_Dataset extract:_
[Start]

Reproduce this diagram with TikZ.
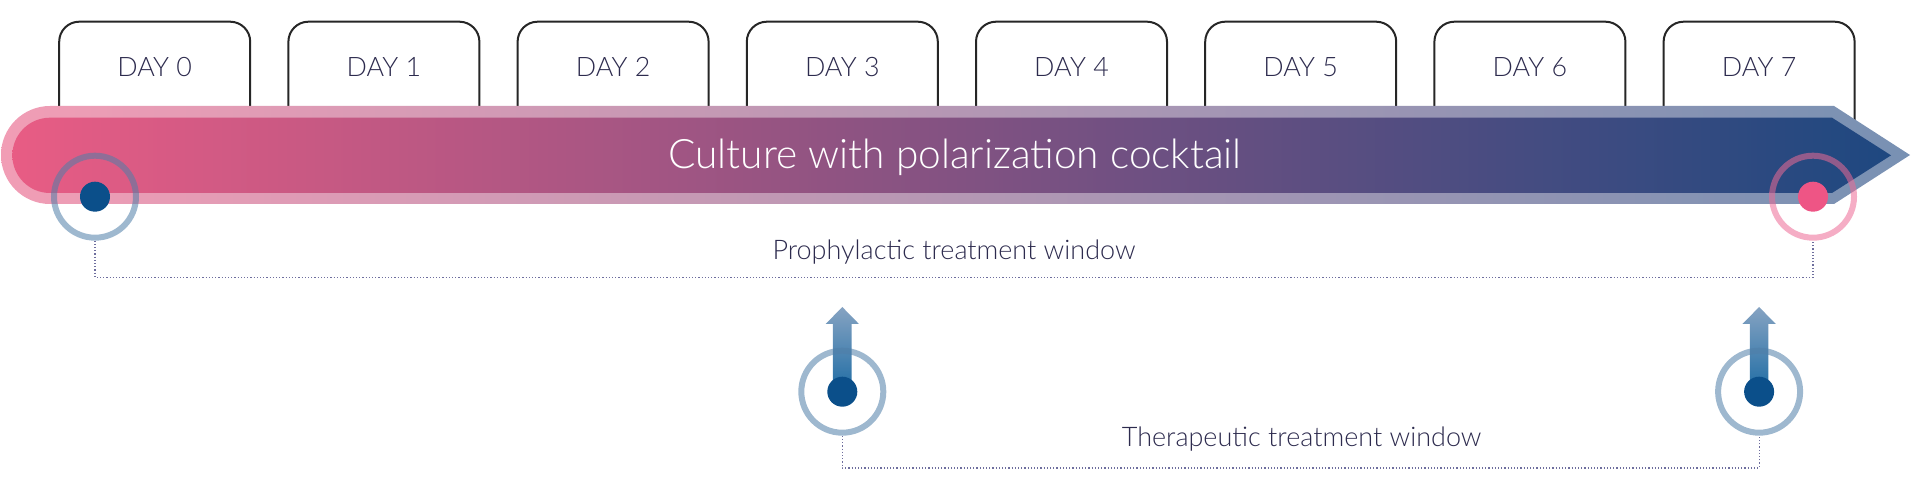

[End]
[Start]

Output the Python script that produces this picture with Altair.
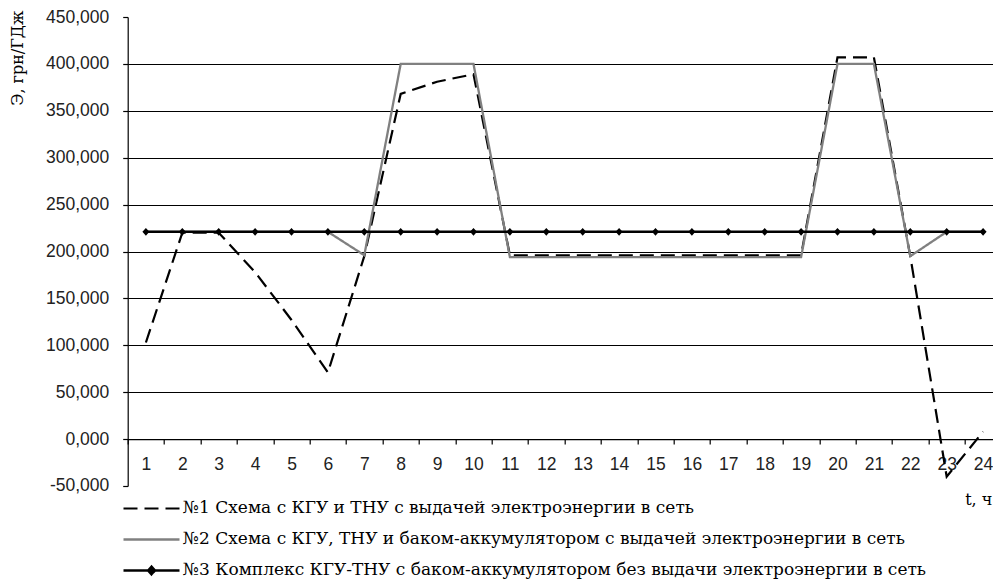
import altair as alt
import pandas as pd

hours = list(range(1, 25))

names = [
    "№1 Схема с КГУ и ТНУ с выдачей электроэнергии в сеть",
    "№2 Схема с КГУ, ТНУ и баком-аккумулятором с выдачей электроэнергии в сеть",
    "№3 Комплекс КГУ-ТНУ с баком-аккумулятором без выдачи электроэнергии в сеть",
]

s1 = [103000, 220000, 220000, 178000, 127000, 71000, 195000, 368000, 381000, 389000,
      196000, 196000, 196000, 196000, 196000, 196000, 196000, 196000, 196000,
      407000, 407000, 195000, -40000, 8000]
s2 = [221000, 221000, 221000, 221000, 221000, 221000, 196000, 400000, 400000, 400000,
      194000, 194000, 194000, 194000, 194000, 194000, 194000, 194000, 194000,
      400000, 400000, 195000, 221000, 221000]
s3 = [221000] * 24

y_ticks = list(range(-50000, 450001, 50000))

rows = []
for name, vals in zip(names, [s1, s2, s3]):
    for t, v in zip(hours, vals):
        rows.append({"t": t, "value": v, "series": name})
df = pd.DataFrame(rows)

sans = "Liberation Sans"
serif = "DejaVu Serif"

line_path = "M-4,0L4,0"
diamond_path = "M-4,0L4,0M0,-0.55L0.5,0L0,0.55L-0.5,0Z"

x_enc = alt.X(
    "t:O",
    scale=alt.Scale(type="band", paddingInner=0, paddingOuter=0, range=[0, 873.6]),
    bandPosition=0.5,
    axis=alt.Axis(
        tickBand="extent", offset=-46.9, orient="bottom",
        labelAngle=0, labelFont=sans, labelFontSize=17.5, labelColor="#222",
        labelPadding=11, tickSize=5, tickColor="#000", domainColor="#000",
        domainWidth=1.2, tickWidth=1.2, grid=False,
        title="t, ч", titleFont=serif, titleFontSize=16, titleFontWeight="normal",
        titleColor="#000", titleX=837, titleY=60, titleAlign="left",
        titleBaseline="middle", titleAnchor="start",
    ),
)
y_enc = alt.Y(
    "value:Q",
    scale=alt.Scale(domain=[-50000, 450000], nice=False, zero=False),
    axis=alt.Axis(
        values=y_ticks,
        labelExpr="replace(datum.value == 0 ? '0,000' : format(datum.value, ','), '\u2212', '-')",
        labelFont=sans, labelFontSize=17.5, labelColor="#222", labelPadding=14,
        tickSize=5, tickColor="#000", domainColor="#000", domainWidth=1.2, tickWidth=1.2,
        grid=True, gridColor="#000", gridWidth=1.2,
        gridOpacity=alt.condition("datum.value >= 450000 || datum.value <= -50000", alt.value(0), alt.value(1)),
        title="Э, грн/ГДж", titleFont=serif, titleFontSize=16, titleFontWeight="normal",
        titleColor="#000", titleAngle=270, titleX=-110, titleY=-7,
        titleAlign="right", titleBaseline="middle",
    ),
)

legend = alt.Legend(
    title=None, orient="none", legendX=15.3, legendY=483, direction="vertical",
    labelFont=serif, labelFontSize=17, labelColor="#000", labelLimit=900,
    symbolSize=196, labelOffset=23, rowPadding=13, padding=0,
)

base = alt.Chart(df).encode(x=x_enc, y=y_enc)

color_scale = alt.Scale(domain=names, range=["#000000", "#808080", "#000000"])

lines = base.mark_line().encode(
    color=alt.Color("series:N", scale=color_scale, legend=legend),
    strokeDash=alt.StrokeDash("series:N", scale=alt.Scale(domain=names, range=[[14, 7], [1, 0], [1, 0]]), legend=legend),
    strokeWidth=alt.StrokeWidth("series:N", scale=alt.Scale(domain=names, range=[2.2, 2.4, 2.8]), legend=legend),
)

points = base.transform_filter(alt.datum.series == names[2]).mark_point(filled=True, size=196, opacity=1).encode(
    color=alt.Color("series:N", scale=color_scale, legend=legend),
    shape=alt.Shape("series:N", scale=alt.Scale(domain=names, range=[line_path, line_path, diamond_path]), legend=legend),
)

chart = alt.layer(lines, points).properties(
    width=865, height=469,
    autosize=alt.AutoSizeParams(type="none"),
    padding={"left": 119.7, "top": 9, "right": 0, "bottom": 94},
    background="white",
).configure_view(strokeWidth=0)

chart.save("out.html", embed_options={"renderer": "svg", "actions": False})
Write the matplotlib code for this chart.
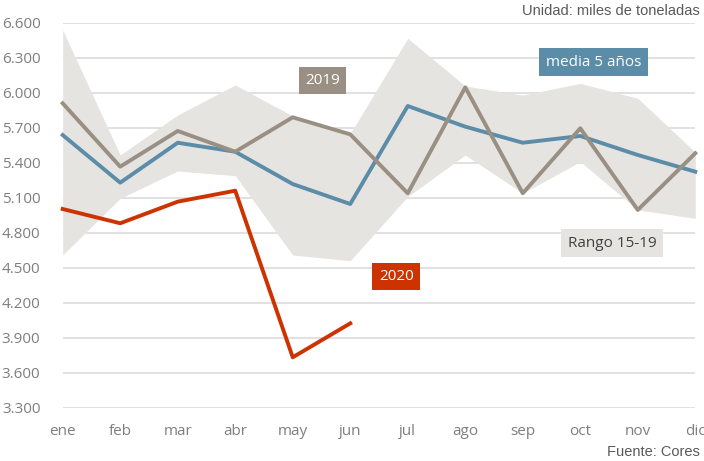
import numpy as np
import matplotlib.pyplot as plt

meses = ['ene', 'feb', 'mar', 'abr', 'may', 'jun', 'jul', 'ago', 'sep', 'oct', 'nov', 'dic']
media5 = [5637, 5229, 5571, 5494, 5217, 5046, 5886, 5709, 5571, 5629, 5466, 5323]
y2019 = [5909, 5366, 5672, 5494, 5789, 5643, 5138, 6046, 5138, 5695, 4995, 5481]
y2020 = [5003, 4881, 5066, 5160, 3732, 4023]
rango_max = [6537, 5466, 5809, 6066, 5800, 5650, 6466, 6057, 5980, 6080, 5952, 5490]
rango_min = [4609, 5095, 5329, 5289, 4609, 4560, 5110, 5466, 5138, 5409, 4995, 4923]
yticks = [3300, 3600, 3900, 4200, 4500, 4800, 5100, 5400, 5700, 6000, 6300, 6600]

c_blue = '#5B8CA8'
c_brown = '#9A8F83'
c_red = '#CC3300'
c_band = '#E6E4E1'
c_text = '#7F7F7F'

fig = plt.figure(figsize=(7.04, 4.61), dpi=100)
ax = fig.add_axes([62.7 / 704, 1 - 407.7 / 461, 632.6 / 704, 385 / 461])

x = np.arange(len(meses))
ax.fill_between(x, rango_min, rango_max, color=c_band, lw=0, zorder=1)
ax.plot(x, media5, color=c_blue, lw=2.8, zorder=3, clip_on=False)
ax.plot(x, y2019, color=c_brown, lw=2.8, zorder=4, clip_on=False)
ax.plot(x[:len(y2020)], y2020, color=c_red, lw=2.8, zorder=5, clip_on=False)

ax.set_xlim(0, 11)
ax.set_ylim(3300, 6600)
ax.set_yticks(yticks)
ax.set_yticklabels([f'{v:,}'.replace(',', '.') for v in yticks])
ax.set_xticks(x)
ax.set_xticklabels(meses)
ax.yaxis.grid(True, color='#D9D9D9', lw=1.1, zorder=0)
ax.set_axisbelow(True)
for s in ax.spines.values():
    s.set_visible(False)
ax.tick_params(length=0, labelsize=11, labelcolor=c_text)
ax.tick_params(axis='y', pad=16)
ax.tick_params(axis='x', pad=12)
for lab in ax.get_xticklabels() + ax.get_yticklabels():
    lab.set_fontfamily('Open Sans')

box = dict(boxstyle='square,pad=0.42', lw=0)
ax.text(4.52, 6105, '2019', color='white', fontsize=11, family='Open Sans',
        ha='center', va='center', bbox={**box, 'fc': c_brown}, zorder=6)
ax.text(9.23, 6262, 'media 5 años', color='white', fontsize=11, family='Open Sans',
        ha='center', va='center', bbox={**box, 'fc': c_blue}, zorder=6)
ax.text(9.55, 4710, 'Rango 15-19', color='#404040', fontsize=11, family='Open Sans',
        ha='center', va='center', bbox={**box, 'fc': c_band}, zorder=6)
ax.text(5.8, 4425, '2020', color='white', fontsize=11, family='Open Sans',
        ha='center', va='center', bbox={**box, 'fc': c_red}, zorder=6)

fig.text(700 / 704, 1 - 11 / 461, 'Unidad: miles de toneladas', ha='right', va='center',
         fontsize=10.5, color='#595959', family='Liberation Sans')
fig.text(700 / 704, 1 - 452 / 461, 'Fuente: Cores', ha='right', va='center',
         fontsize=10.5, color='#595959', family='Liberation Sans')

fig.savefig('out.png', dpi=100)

[End]

The lines you need run from the one containing "Write the matplotlib code for this chart." down to the one containing "lw=2.8, zorder=5, clip_on=False)"; print them exactly, both ends included, and leave out pictures.

Write the matplotlib code for this chart.
import numpy as np
import matplotlib.pyplot as plt

meses = ['ene', 'feb', 'mar', 'abr', 'may', 'jun', 'jul', 'ago', 'sep', 'oct', 'nov', 'dic']
media5 = [5637, 5229, 5571, 5494, 5217, 5046, 5886, 5709, 5571, 5629, 5466, 5323]
y2019 = [5909, 5366, 5672, 5494, 5789, 5643, 5138, 6046, 5138, 5695, 4995, 5481]
y2020 = [5003, 4881, 5066, 5160, 3732, 4023]
rango_max = [6537, 5466, 5809, 6066, 5800, 5650, 6466, 6057, 5980, 6080, 5952, 5490]
rango_min = [4609, 5095, 5329, 5289, 4609, 4560, 5110, 5466, 5138, 5409, 4995, 4923]
yticks = [3300, 3600, 3900, 4200, 4500, 4800, 5100, 5400, 5700, 6000, 6300, 6600]

c_blue = '#5B8CA8'
c_brown = '#9A8F83'
c_red = '#CC3300'
c_band = '#E6E4E1'
c_text = '#7F7F7F'

fig = plt.figure(figsize=(7.04, 4.61), dpi=100)
ax = fig.add_axes([62.7 / 704, 1 - 407.7 / 461, 632.6 / 704, 385 / 461])

x = np.arange(len(meses))
ax.fill_between(x, rango_min, rango_max, color=c_band, lw=0, zorder=1)
ax.plot(x, media5, color=c_blue, lw=2.8, zorder=3, clip_on=False)
ax.plot(x, y2019, color=c_brown, lw=2.8, zorder=4, clip_on=False)
ax.plot(x[:len(y2020)], y2020, color=c_red, lw=2.8, zorder=5, clip_on=False)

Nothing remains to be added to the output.